● **Prompt**
Could the lines from the start of the data through the line with "import matplotlib.pyplot as plt" be set down exactly, with no pictures among them?
....
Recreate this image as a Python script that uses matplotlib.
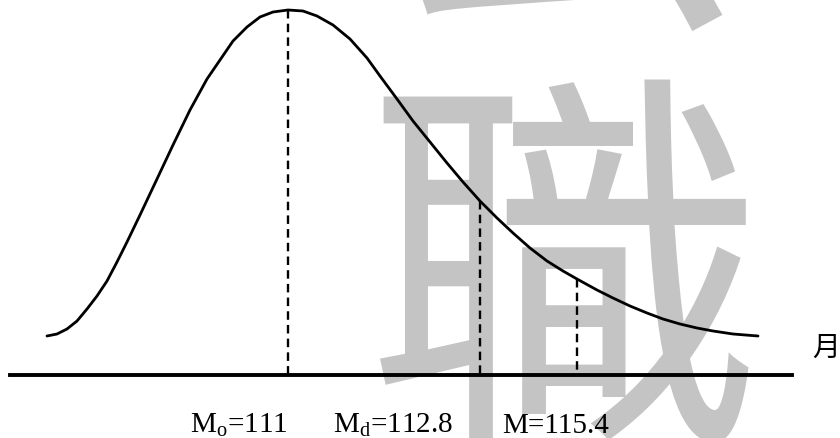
import matplotlib
matplotlib.use("Agg")
import matplotlib.pyplot as plt

plt.rcParams['mathtext.fontset'] = 'custom'
plt.rcParams['mathtext.rm'] = 'Liberation Serif'
plt.rcParams['mathtext.it'] = 'Liberation Serif:italic'

# curve (x, y in picture pixels, y downwards)
curve_x = [47, 57, 67, 77, 87, 97, 107, 117, 127, 140, 157, 173, 190, 207, 220,
           233, 247, 260, 273, 288, 303, 317, 333, 350, 367, 380, 397, 413, 430,
           447, 463, 480, 497, 513, 530, 547, 563, 577, 597, 613, 630, 647, 663,
           680, 697, 713, 733, 758]
curve_y = [337, 335, 330, 322, 310, 297, 282, 263, 243, 216, 180, 146, 111, 80, 61,
           42, 28, 18, 13, 11, 12, 17, 26, 40, 59, 77, 100, 122, 143,
           164, 183, 202, 219, 234, 249, 262, 272, 280, 291, 299, 307, 314, 320,
           325, 329, 332, 335, 337]

# dashed markers: Mo, Md, M
mark_x = [288, 480, 577]
mark_top = [11, 202, 280]
mark_labels = [r'M$_\mathrm{o}$=111', r'M$_\mathrm{d}$=112.8', 'M=115.4']
label_x = [190, 333, 502]

base_y = 376
axis_label = '月'

fig = plt.figure(figsize=(8.4, 4.39), dpi=100)
ax = fig.add_axes([0, 0, 1, 1])
ax.set_xlim(0, 840)
ax.set_ylim(439, 0)
ax.axis('off')

# gray watermark
ax.text(560, 2, '公', fontsize=285, color='#c4c4c4', ha='center', va='baseline',
        family='Noto Sans CJK TC', zorder=0)
ax.text(565, 300, '職', fontsize=285, color='#c4c4c4', ha='center', va='center',
        family='Noto Sans CJK TC', zorder=0)

ax.plot(curve_x, curve_y, color='black', lw=2.0, solid_capstyle='round',
        solid_joinstyle='round', zorder=3)
ax.plot([10, 792], [base_y, base_y], color='black', lw=2.8, zorder=3)

for i in range(len(mark_x)):
    bottom = base_y + 4 if i == 0 else base_y
    ax.plot([mark_x[i], mark_x[i]], [mark_top[i], bottom], color='black', lw=1.7,
            dashes=(3.6, 2.2), zorder=2)
    ax.text(label_x[i], 433, mark_labels[i], fontsize=21, family='Liberation Serif',
            ha='left', va='baseline')

ax.text(826, 348, axis_label, fontsize=20, family='Noto Sans CJK TC',
        ha='center', va='center')

fig.savefig('out.png', dpi=100)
....
● **Full answer**
Recreate this image as a Python script that uses matplotlib.
import matplotlib
matplotlib.use("Agg")
import matplotlib.pyplot as plt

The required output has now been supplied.